Essay / Culture

Stan Freberg: “My Little World Was Coming Unglued”

This is a note for people who know who Stan Freberg was. For those who don’t, he was a mid-century multimedia guerrilla satirist. Maybe think of him as the Weird Al of the 1950s, but with major influence on advertising and cartoons as well. Go look up songs like The World is Waiting for the Sunrise, Wide-Screen Mama, Rock Around Stephen Foster, or his spoofs of Heartbreak Hotel, Great Pretender, I’ve Got You Under My Skin, Yellow Rose of Texas, or Sh-Boom. Mad genius, big fun, all the noise. Freberg died on this day in 2015.

There’s a Biola connection to Stan Freberg: his dad (Victor Freberg) graduated from the Bible Institute of Los Angeles in the 1920s and became a Baptist pastor in southern California. “My father said that God wanted us to get as much laughter as we could out of this world. … He always believed that laughter was a very healing thing. One of the earliest memories I have is watching from the audience of the church, watching my father up on the pulpit. The influence of my father was there in a lot of my work.”

Partly because of this connection, Stan Freberg himself was given the Biola Media Award at age 87, in 2014.

What I just came across, though, is a 3-page story in Biola’s King’s Business magazine from March of 1956. This issue features testimonies from a number of people, and writer Lloyd Hammil and Al Sanders (no relation to me) interviewed Stan about his conversion. Click through and read it on pages 13-15 of the March issue; here are some small screencaps.

Favorite bits:

“I can do 100 completely separate voices.”

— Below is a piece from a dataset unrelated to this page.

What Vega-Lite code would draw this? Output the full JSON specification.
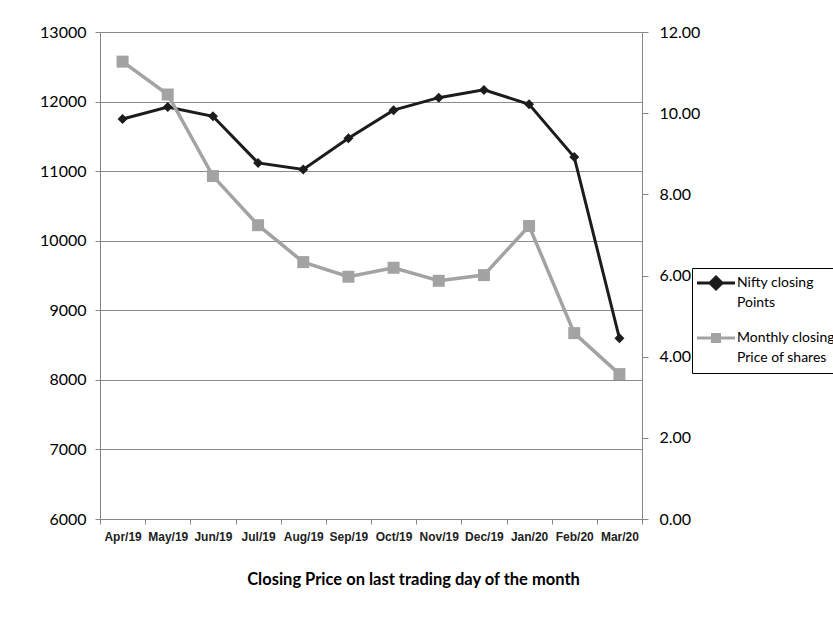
{
  "$schema": "https://vega.github.io/schema/vega-lite/v6.json",
  "width": 542,
  "height": 487,
  "autosize": "none",
  "padding": {"left": 100, "top": 32, "right": 191, "bottom": 102},
  "background": "white",
  "config": {
    "view": {"stroke": null},
    "axis": {
      "domainColor": "#868686",
      "tickColor": "#868686",
      "gridColor": "#8a8a8a",
      "gridOpacity": 1,
      "domainWidth": 1,
      "tickWidth": 1,
      "labelColor": "#000000",
      "titleColor": "#000000"
    }
  },
  "data": {
    "values": [
      {"month": "Apr/19", "series": "Nifty closing Points", "value": 11750},
      {"month": "May/19", "series": "Nifty closing Points", "value": 11923},
      {"month": "Jun/19", "series": "Nifty closing Points", "value": 11789},
      {"month": "Jul/19", "series": "Nifty closing Points", "value": 11118},
      {"month": "Aug/19", "series": "Nifty closing Points", "value": 11023},
      {"month": "Sep/19", "series": "Nifty closing Points", "value": 11474},
      {"month": "Oct/19", "series": "Nifty closing Points", "value": 11877},
      {"month": "Nov/19", "series": "Nifty closing Points", "value": 12056},
      {"month": "Dec/19", "series": "Nifty closing Points", "value": 12168},
      {"month": "Jan/20", "series": "Nifty closing Points", "value": 11962},
      {"month": "Feb/20", "series": "Nifty closing Points", "value": 11202},
      {"month": "Mar/20", "series": "Nifty closing Points", "value": 8598},
      {"month": "Apr/19", "series": "Monthly closing Price of shares", "value": 11.27},
      {"month": "May/19", "series": "Monthly closing Price of shares", "value": 10.46},
      {"month": "Jun/19", "series": "Monthly closing Price of shares", "value": 8.45},
      {"month": "Jul/19", "series": "Monthly closing Price of shares", "value": 7.24},
      {"month": "Aug/19", "series": "Monthly closing Price of shares", "value": 6.33},
      {"month": "Sep/19", "series": "Monthly closing Price of shares", "value": 5.97},
      {"month": "Oct/19", "series": "Monthly closing Price of shares", "value": 6.19},
      {"month": "Nov/19", "series": "Monthly closing Price of shares", "value": 5.87},
      {"month": "Dec/19", "series": "Monthly closing Price of shares", "value": 6.01},
      {"month": "Jan/20", "series": "Monthly closing Price of shares", "value": 7.22},
      {"month": "Feb/20", "series": "Monthly closing Price of shares", "value": 4.58},
      {"month": "Mar/20", "series": "Monthly closing Price of shares", "value": 3.57}
    ]
  },
  "encoding": {
    "x": {
      "field": "month",
      "type": "nominal",
      "sort": ["Apr/19", "May/19", "Jun/19", "Jul/19", "Aug/19", "Sep/19", "Oct/19", "Nov/19", "Dec/19", "Jan/20", "Feb/20", "Mar/20"],
      "scale": {"type": "band", "paddingInner": 0, "paddingOuter": 0},
      "bandPosition": 0.5,
      "axis": {
        "title": "Closing Price on last trading day of the month",
        "titleFont": "Lato",
        "titleFontSize": 16.5,
        "titleFontWeight": "bold",
        "titlePadding": 29,
        "titleX": 313,
        "titleAlign": "center",
        "labelFont": "Liberation Sans",
        "labelFontSize": 12,
        "labelFontWeight": "bold",
        "labelColor": "#222222",
        "labelAngle": 0,
        "labelPadding": 7,
        "labelOverlap": false,
        "tickBand": "extent",
        "tickSize": 5,
        "grid": false
      }
    },
    "color": {
      "field": "series",
      "type": "nominal",
      "scale": {
        "domain": ["Nifty closing Points", "Monthly closing Price of shares"],
        "range": ["#1c1c1c", "#a3a3a3"]
      },
      "legend": {
        "orient": "none",
        "legendX": 592,
        "legendY": 236,
        "title": null,
        "strokeColor": "#000000",
        "fillColor": "#ffffff",
        "padding": 8,
        "labelFont": "Lato",
        "labelFontSize": 14,
        "labelColor": "#000000",
        "labelLimit": 300,
        "symbolOffset": 9,
        "labelOffset": 14,
        "rowPadding": 18,
        "labelExpr": "datum.label == 'Nifty closing Points' ? ['Nifty closing', 'Points'] : ['Monthly closing', 'Price of shares']",
        "encode": {
          "symbols": {
            "update": {
              "shape": {"signal": "datum.value == 'Nifty closing Points' ? 'M-3.8,0H3.8M0,-1.2L1.2,0L0,1.2L-1.2,0Z' : 'M-3.8,0H3.8M-0.7,-0.7H0.7V0.7H-0.7Z'"},
              "fill": {"signal": "datum.value == 'Nifty closing Points' ? '#000000' : '#7a7a7a'"},
              "stroke": {"signal": "datum.value == 'Nifty closing Points' ? '#000000' : '#7a7a7a'"},
              "strokeWidth": {"value": 3},
              "opacity": {"value": 1}
            }
          },
          "labels": {
            "update": {
              "lineHeight": {"value": 20}
            }
          }
        }
      }
    }
  },
  "layer": [
    {
      "transform": [{"filter": "datum.series === 'Nifty closing Points'"}],
      "encoding": {
        "y": {
          "field": "value",
          "type": "quantitative",
          "scale": {"domain": [6000, 13000], "nice": false, "zero": false},
          "axis": {
            "title": null,
            "orient": "left",
            "values": [6000, 7000, 8000, 9000, 10000, 11000, 12000, 13000],
            "format": "d",
            "grid": true,
            "labelFont": "Lato",
            "labelFontSize": 16,
            "labelPadding": 9,
            "tickSize": 5
          }
        }
      },
      "layer": [
        {"mark": {"type": "line", "strokeWidth": 3}},
        {"mark": {"type": "point", "shape": "diamond", "filled": true, "size": 100, "opacity": 1}}
      ]
    },
    {
      "transform": [{"filter": "datum.series === 'Monthly closing Price of shares'"}],
      "encoding": {
        "y": {
          "field": "value",
          "type": "quantitative",
          "scale": {"domain": [0, 12], "nice": false},
          "axis": {
            "title": null,
            "orient": "right",
            "values": [0, 2, 4, 6, 8, 10, 12],
            "format": ".2f",
            "grid": false,
            "labelFont": "Lato",
            "labelFontSize": 16,
            "labelPadding": 11,
            "tickSize": 6
          }
        }
      },
      "layer": [
        {"mark": {"type": "line", "strokeWidth": 3.5}},
        {"mark": {"type": "square", "size": 144, "opacity": 1}}
      ]
    }
  ],
  "resolve": {"scale": {"y": "independent"}}
}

“I got to thinking, What should happen if I should die? And suddenly I knew my little world –a rather successful one –was coming unglued.”

“She stood there leaning on her carpet sweeper and started talking to me. She talked about Jesus Christ in very simple and positive way. She seemed to believe it was a foregone conclusion that someday I’d become a Christan. She kept repeating the phrase, ‘When you do become a Christian…’ And then she’d follow it up with a description of the good things Christ would bring into a believer’s life.”